INSTRUCTIONS FOR THE TASK:
Take the lines from the beginning of the material through the line containing "import plotly.graph_objects as go" and retype them exactly, leaving the pictures out.

## Start

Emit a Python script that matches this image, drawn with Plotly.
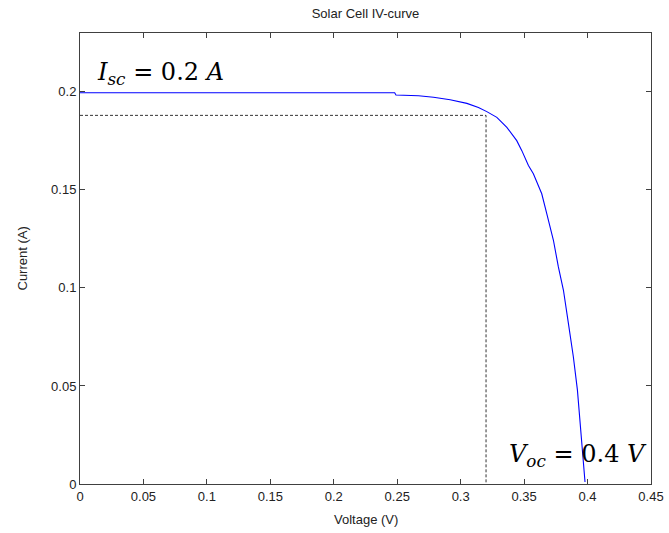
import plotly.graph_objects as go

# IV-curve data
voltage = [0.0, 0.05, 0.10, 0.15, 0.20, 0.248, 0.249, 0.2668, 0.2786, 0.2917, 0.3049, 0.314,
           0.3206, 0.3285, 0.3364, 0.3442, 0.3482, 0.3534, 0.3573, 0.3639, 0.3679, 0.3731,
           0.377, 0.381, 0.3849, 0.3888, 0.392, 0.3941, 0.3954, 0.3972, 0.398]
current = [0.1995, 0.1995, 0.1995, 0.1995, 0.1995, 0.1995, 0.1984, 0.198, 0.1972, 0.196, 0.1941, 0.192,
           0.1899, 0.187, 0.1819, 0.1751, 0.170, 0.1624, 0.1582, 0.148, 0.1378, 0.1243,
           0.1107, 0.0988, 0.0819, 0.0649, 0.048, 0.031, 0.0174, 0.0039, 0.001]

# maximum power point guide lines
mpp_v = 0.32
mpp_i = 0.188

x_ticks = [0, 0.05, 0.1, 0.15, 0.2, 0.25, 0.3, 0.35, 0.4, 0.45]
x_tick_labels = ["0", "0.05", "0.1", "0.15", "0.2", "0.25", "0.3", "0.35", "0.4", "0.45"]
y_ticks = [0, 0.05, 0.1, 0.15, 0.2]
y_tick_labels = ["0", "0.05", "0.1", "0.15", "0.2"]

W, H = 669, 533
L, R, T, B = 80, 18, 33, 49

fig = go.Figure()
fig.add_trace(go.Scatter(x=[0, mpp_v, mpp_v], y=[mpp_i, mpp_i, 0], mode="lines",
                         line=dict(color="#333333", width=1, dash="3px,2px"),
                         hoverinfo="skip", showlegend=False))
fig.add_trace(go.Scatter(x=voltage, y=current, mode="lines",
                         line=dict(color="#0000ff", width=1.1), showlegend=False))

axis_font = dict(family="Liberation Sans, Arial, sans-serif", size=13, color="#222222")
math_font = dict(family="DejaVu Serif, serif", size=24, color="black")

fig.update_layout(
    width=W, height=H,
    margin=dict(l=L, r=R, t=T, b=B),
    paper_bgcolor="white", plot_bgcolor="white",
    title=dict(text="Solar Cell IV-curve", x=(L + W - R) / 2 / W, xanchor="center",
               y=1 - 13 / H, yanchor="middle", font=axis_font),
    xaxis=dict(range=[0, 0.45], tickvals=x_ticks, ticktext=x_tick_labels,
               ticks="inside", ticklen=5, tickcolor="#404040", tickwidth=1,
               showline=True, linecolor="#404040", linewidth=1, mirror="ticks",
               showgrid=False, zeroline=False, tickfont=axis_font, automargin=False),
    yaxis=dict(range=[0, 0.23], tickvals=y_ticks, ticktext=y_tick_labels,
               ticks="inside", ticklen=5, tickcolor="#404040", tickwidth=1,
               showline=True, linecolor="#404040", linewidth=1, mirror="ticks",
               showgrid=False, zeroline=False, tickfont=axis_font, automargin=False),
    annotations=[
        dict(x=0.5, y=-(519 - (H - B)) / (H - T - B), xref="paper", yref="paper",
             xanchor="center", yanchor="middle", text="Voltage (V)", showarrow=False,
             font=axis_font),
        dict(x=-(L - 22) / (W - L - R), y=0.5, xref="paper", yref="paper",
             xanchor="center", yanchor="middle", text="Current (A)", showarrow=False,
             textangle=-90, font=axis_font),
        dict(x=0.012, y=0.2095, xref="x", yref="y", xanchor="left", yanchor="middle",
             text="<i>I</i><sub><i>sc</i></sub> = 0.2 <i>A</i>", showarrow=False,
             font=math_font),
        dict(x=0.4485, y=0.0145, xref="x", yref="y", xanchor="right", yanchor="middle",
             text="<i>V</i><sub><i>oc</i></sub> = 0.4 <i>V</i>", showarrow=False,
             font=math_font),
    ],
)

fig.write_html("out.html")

## End

RESPONSE FOR THIS EXERCISE:
Emit a Python script that matches this image, drawn with Plotly.
import plotly.graph_objects as go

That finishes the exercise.